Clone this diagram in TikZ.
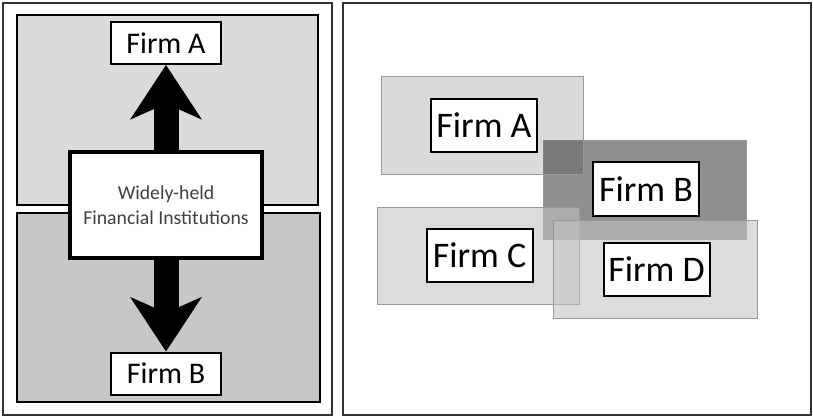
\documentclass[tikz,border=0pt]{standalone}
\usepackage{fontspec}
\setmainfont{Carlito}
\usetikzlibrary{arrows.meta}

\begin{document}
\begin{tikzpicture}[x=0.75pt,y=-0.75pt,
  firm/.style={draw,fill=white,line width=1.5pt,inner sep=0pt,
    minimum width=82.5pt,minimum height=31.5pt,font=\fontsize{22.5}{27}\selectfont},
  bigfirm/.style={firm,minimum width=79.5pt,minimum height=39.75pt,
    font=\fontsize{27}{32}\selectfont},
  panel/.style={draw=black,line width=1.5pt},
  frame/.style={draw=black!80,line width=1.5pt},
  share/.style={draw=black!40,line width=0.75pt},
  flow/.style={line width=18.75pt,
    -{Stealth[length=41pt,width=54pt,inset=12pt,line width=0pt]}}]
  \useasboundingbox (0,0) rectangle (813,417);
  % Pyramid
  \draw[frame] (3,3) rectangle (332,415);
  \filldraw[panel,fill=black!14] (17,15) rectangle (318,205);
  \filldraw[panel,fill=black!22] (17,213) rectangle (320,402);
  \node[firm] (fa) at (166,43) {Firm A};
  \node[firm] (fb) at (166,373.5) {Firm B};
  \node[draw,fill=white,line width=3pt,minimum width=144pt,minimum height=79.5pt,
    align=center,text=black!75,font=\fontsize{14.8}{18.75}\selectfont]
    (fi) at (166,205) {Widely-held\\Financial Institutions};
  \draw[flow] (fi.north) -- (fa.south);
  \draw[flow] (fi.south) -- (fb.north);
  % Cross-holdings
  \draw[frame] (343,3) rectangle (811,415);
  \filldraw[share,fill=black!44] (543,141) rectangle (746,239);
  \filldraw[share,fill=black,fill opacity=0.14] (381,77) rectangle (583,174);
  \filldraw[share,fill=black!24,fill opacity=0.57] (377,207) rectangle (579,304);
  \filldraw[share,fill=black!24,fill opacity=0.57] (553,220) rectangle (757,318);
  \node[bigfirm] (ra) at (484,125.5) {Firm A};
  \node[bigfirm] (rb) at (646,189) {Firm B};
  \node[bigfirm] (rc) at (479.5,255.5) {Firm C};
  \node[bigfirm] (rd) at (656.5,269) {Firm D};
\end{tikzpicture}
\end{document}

● TASK DIRECTIONS
Transcribe the material exactly, keeping every word and none of the pictures.

● ANSWER IN FULL
Clone this diagram in TikZ.
\documentclass[tikz,border=0pt]{standalone}
\usepackage{fontspec}
\setmainfont{Carlito}
\usetikzlibrary{arrows.meta}

\begin{document}
\begin{tikzpicture}[x=0.75pt,y=-0.75pt,
  firm/.style={draw,fill=white,line width=1.5pt,inner sep=0pt,
    minimum width=82.5pt,minimum height=31.5pt,font=\fontsize{22.5}{27}\selectfont},
  bigfirm/.style={firm,minimum width=79.5pt,minimum height=39.75pt,
    font=\fontsize{27}{32}\selectfont},
  panel/.style={draw=black,line width=1.5pt},
  frame/.style={draw=black!80,line width=1.5pt},
  share/.style={draw=black!40,line width=0.75pt},
  flow/.style={line width=18.75pt,
    -{Stealth[length=41pt,width=54pt,inset=12pt,line width=0pt]}}]
  \useasboundingbox (0,0) rectangle (813,417);
  % Pyramid
  \draw[frame] (3,3) rectangle (332,415);
  \filldraw[panel,fill=black!14] (17,15) rectangle (318,205);
  \filldraw[panel,fill=black!22] (17,213) rectangle (320,402);
  \node[firm] (fa) at (166,43) {Firm A};
  \node[firm] (fb) at (166,373.5) {Firm B};
  \node[draw,fill=white,line width=3pt,minimum width=144pt,minimum height=79.5pt,
    align=center,text=black!75,font=\fontsize{14.8}{18.75}\selectfont]
    (fi) at (166,205) {Widely-held\\Financial Institutions};
  \draw[flow] (fi.north) -- (fa.south);
  \draw[flow] (fi.south) -- (fb.north);
  % Cross-holdings
  \draw[frame] (343,3) rectangle (811,415);
  \filldraw[share,fill=black!44] (543,141) rectangle (746,239);
  \filldraw[share,fill=black,fill opacity=0.14] (381,77) rectangle (583,174);
  \filldraw[share,fill=black!24,fill opacity=0.57] (377,207) rectangle (579,304);
  \filldraw[share,fill=black!24,fill opacity=0.57] (553,220) rectangle (757,318);
  \node[bigfirm] (ra) at (484,125.5) {Firm A};
  \node[bigfirm] (rb) at (646,189) {Firm B};
  \node[bigfirm] (rc) at (479.5,255.5) {Firm C};
  \node[bigfirm] (rd) at (656.5,269) {Firm D};
\end{tikzpicture}
\end{document}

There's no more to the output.